Le « vol des mémoires » : l’exemple de la Commune de 1871

, par Hervé Moritz

« Faut-il commémorer la Commune ? Faut-il commémorer la mort de Napoléon ? ». Ce sont les questions qui ont divisé les historiens français au printemps 2021. Si la figure napoléonienne et l’héritage qui l’accompagne renvoient à une mémoire nationale et européenne riche de contrastes, les questionnements soulevés par la commémoration de la Commune révèlent également plusieurs fractures dans la mémoire nationale.

En effet, la Commune de Paris occupe une place toute particulière dans la mémoire nationale française. Elle est d’abord un élément central dans la mémoire des mouvements libertaires, dans l’histoire révolutionnaire du mouvement ouvrier et dans l’imaginaire de la gauche française. Elle illustre en actes l’émergence progressive d’idées politiques, de principes sociaux et républicains forgeant la République depuis le milieu du XIXe siècle à nos jours. Elle tient également une place singulière dans l’histoire de la capitale française, ville qui fait figure de martyre de la guerre franco-prussienne, ville insurrectionnelle face au gouvernement de Versailles qui met fin à la guerre entérinant la défaite française. Mais pourquoi cette place si prédominante des épisodes parisiens dans la mémoire nationale des événements de 1870-1871 ?

Le centralisme français a fait son œuvre : la mémoire de la Commune de Paris a éclipsé très largement les autres événements du printemps 1871. L’hypermnésie des événements parisiens et la surreprésentation médiatique des commémorations dans la capitale submergent encore aujourd’hui l’imaginaire national. Certes, leur importance n’est pas négligeable dans les événements de 1871, mais elle ne peut justifier à ce point leur prédominance.

Les Communes de Lyon ou de Marseille, qui ont précédé la Commune parisienne, celles de Saint-Étienne, de Narbonne, de Toulouse, du Creusot, de Grenoble, de Bordeaux, de Nîmes, les soulèvements de Limoges, Périgueux, Rouen ou du Havre, sont relégués au second rang de l’histoire et n’ont plus de place dans la mémoire nationale. Les mémoires de l’Alsace-Lorraine, dont la cession au nouvel Empire allemand est votée par l’Assemblée nationale le 1er mars 1871 et entérinée par le traité de Francfort le 10 mai 1871, n’ont pas non plus leur place dans le paysage mémoriel national, si ce n’est en toile de fond contextuelle de l’insurrection parisienne. Elle fait aussi les frais de n’appartenir à aucune mémoire nationale, ni française, ni allemande.
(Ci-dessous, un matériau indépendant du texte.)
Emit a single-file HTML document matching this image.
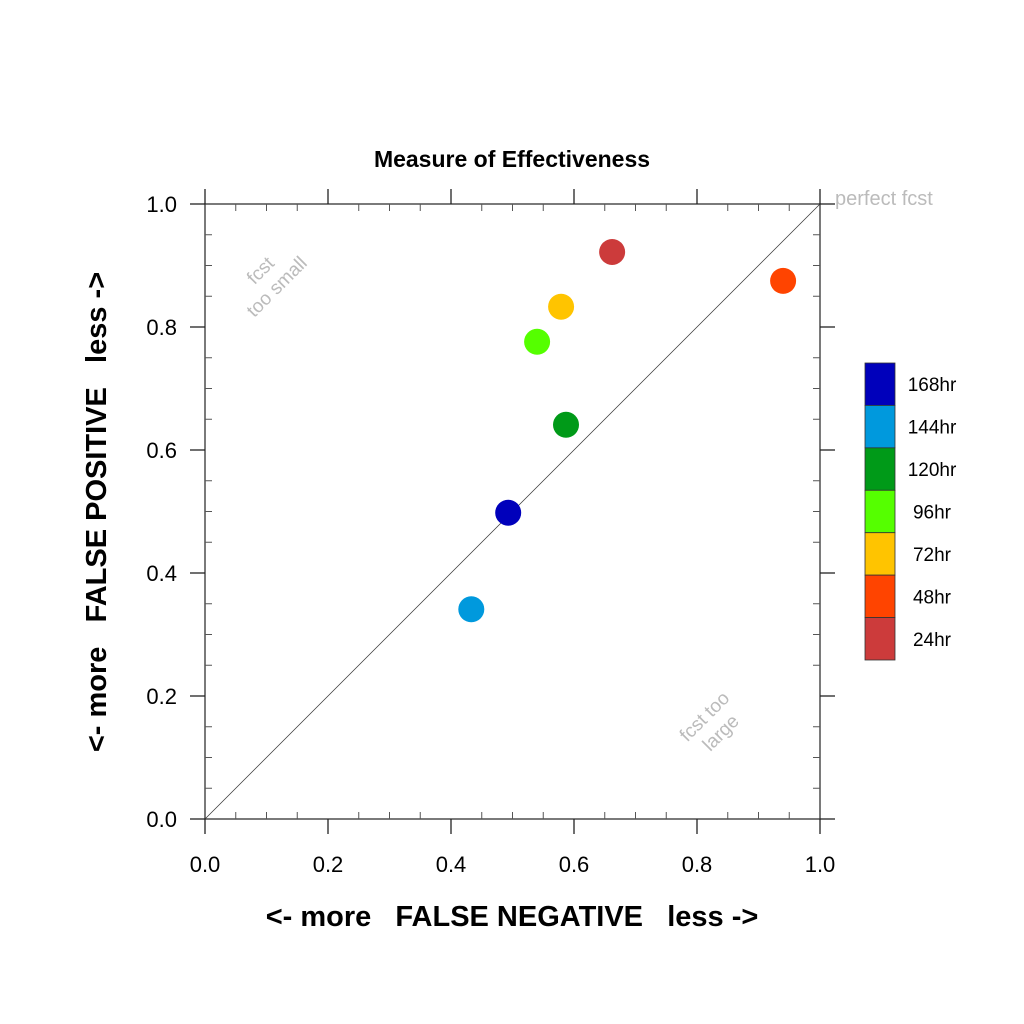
<!DOCTYPE html>
<html><head><meta charset="utf-8"><style>
body{margin:0;background:#fff}
svg{display:block;font-family:"Liberation Sans",sans-serif}
</style></head><body>
<svg id="chart" width="1024" height="1024" viewBox="0 0 1024 1024">
<rect width="1024" height="1024" fill="#fff"/>
<text x="512" y="167" font-size="23" font-weight="bold" text-anchor="middle">Measure of Effectiveness</text>
<g id="axes"></g>
<g id="marks"></g>
<g id="legend"></g>
<text x="512" y="926" font-size="29" font-weight="bold" text-anchor="middle" xml:space="preserve">&lt;- more   FALSE NEGATIVE   less -&gt;</text>
<text transform="translate(106,512) rotate(-90)" font-size="29" font-weight="bold" text-anchor="middle" xml:space="preserve">&lt;- more   FALSE POSITIVE   less -&gt;</text>
<text x="835" y="205" font-size="20" fill="#bbb">perfect fcst</text>
<text transform="translate(272,282) rotate(-45)" font-size="19" fill="#bbb" text-anchor="middle"><tspan x="0" y="-10">fcst</tspan><tspan x="0" y="13">too small</tspan></text>
<text transform="translate(716,728) rotate(-45)" font-size="19" fill="#bbb" text-anchor="middle"><tspan x="0" y="-10">fcst too</tspan><tspan x="0" y="13">large</tspan></text>
</svg>
<script>
const labels = ["168hr","144hr","120hr","96hr","72hr","48hr","24hr"];
const colors = ["#0000bb","#0099dd","#009a18","#55ff00","#ffc400","#ff4400","#cc3b3b"];
const xValues = [0.493,0.433,0.587,0.540,0.579,0.940,0.662];
const yValues = [0.498,0.341,0.641,0.776,0.833,0.875,0.922];
const tickValues = [0,0.2,0.4,0.6,0.8,1.0];
const tickLabels = ["0.0","0.2","0.4","0.6","0.8","1.0"];

const X0=205,X1=820,Y0=819,Y1=204;
const sx=v=>X0+(X1-X0)*v;
const sy=v=>Y0-(Y0-Y1)*v;
const NS="http://www.w3.org/2000/svg";
function mk(parent,tag,attrs){const e=document.createElementNS(NS,tag);for(const k in attrs)e.setAttribute(k,attrs[k]);parent.appendChild(e);return e;}
const axes=document.getElementById('axes');
// frame
const frame=mk(axes,'rect',{x:X0,y:Y1,width:X1-X0,height:Y0-Y1,fill:'none',stroke:'#333','stroke-width':1.3});


const diag=mk(axes,'line',{x1:sx(0),y1:sy(0),x2:sx(1),y2:sy(1),stroke:'#333','stroke-width':0.7});


// minor ticks
for(let i=0;i<=20;i++){
  const v=i/20; if(i%4===0) continue;
  const x=sx(v),y=sy(v);
  [[x,Y0,x,Y0-7],[x,Y1,x,Y1+7],[X0,y,X0+7,y],[X1,y,X1-7,y]].forEach(c=>{
    const t=mk(axes,'line',{x1:c[0],y1:c[1],x2:c[2],y2:c[3],stroke:'#555','stroke-width':1});
    
    
  });
}
tickValues.forEach((v,i)=>{
  const x=sx(v),y=sy(v);
  [[x,Y0,x,Y0+15],[x,Y1,x,Y1-15],[X0,y,X0-15,y],[X1,y,X1+15,y]].forEach(c=>{
    const t=mk(axes,'line',{x1:c[0],y1:c[1],x2:c[2],y2:c[3],stroke:'#222','stroke-width':1.3});
    
    
  });
  const tx=mk(axes,'text',{x:x,y:872,'font-size':22,'text-anchor':'middle'});
  tx.textContent=tickLabels[i];
  
  
  const ty=mk(axes,'text',{x:177,y:y+8,'font-size':22,'text-anchor':'end'});
  ty.textContent=tickLabels[i];
  
  
});
const marks=document.getElementById('marks');
labels.forEach((l,i)=>{
  const c=mk(marks,'circle',{cx:sx(xValues[i]),cy:sy(yValues[i]),r:13,fill:colors[i]});
  
  
});
const legend=document.getElementById('legend');
const bh=(660-363)/labels.length;
labels.forEach((l,i)=>{
  const r=mk(legend,'rect',{x:865,y:363+i*bh,width:30,height:bh,fill:colors[i],stroke:'#333','stroke-width':0.8});
  
  
  const t=mk(legend,'text',{x:932,y:363+i*bh+bh/2+7,'font-size':19,'text-anchor':'middle'});
  t.textContent=l;
  
  
});
</script>
</body></html>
Ainsi, les mémoires de ces événements se sont peu à peu effacées ou ne perdurent qu’au sein des communautés locales. L’on observe l’évanouissement de leurs mémoires au profit d’une mémoire unique, la mémoire parisienne nationalisée. Cette polarisation parisienne de l’espace mémoriel français engendre ainsi la « provincialisation » de ces autres mémoires qui n’ont plus leur place dans l’imaginaire collectif national. Elles sont cantonnées au souvenir des communautés locales, voire se dissipent sans le secours de la reconnaissance nationale. Aucune commémoration de ces événements « en province », aucune commémoration des territoires cédés. Seule est légitime dans la sphère politique et médiatique, dans la communauté nationale, la mémoire parisienne de la Commune.

Si Jack Goody a théorisé le Vol de l’histoire, s’illustre ici le « vol des mémoires », conséquence de la polarisation parisienne de la mémoire nationale. Dans ce numéro, nous nous attachons à rendre à ces événements et à ces mémoires toute la place qui leur revient. Ni plus, ni moins.

A consulter :

  • Deluermoz, Q., Commune(s), 1870-1871  : une traversée des mondes au XIXe siècle, Paris, Éditions du Seuil, 2020.
  • Goody, J., Le vol de l’histoire  : Comment l’Europe a imposé le récit de son passé au reste du monde, Paris, Gallimard, 2010.